The shelf sits empty in the iOS 5 beta. Newsstand is present on homescreens but it is curiously unavailable to all beta-testers. Clicking the icon reveals an iBooks like interface with a nice little message, “You can download magazines and newspapers in the App Store.” That’s it. Nothing more, nothing less.

As it stands now, newspapers and magazines make a mess of your homescreen and clearly Apple has plans to tidy that up a little bit in the very near future. But, the new-age Newsstand from Apple may be facing a fight from a conglomerate of French newspapers and magazines. Instead of fighting Apple on their digital subscription policies one by one, they’ve teamed up to negotiate together as one big group according to Reuters.

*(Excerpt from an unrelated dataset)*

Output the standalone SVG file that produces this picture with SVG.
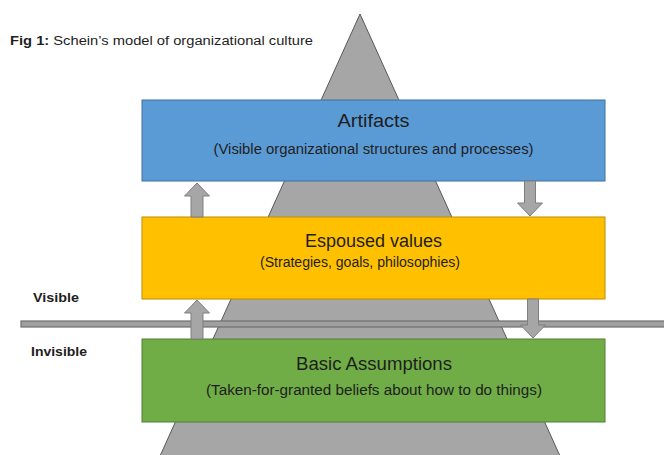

The negotiations include some of France’s most influential newspapers and magazines, including “L’Equipe, Le Figaro, Les Echos, and le Nouvel Observateur. According to Reuters, the companies are currently negotiating their inclusion in the Newsstand application set to release next month alongside iOS 5, but they are all refusing to join the program unless Apple makes some key concessions, rumored to be tighter control of their subscription demographic information for readers as well as a cheaper commission for Apple.

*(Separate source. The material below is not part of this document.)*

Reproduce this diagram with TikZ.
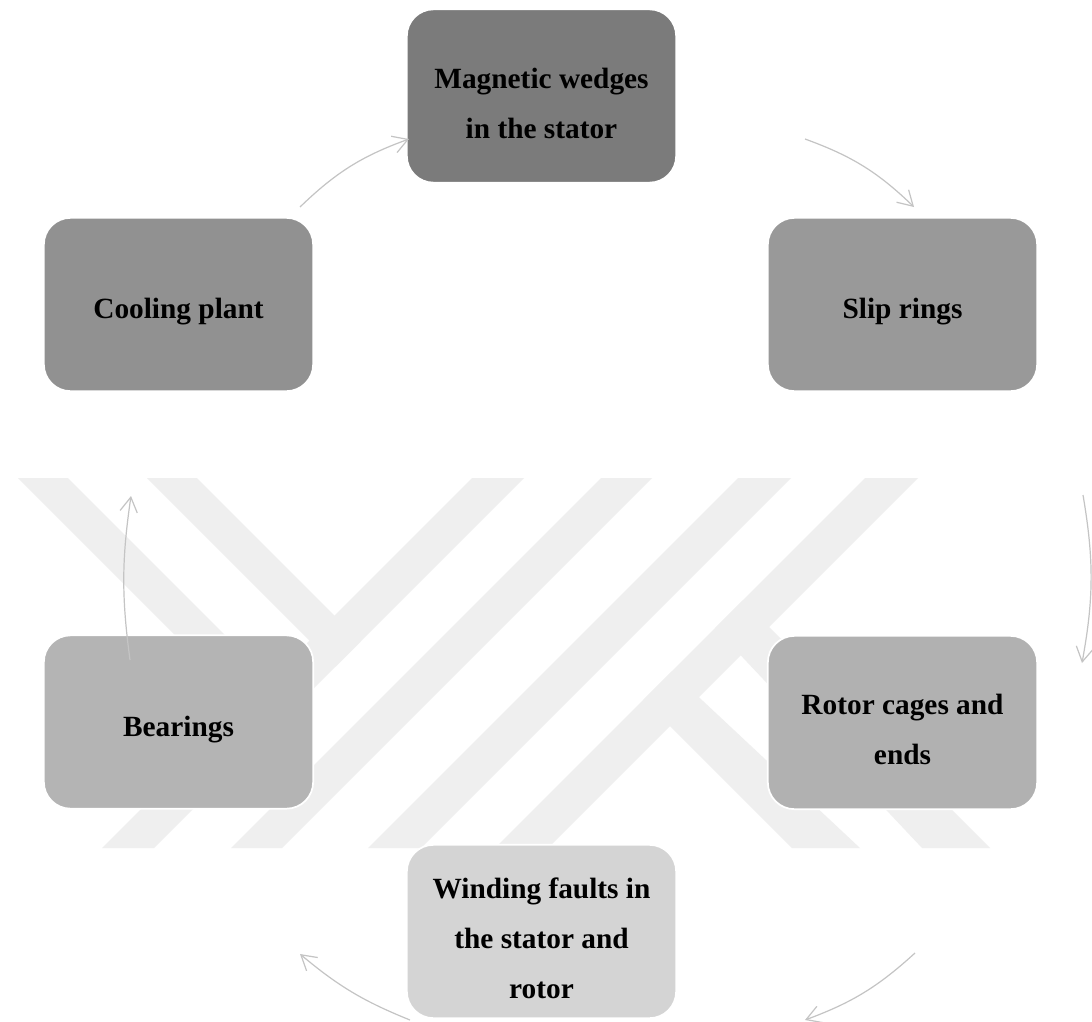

Xavier Spender, an executive with L’Equipe, realized he had a slight problem, “Once Apple’s commission and taxes were taken into account, Spender said: ‘I make less money selling a digital edition of the newspaper than I do on the print edition sold in a kiosk.'”

It doesn’t end there either. The consortium has put together web-based applications just in case the negotiations with Apple don’t end up going in their favor.

It’s clearly a sticky situation for Apple. Should Apple cave and give in to publisher demand, they’ll likely hear from every developer on the App Store asking for the same concessions. The crazy thing is that Apple originally encouraged developers to create web apps when they first shipped the iPhone, clearly having no intention of giving developers access to basic phone features or an SDK. It looks like developers are starting to take them up on that now that big business is starting to question whether the 30 percent cut is worth it for their bottom line.

Personally I’m not sold that reading magazines and newspapers on the iPad are the future. I still personally prefer print versions of a magazine to the iPad. It will be very interesting to see how Apple plays this game with the French publisher consortium. Who blinks first? The iPad as a news device really needs publishers onboard if it’s going to be successful across all demographics, but it’s looking like The Financial Times may not be the only company fighting back these days.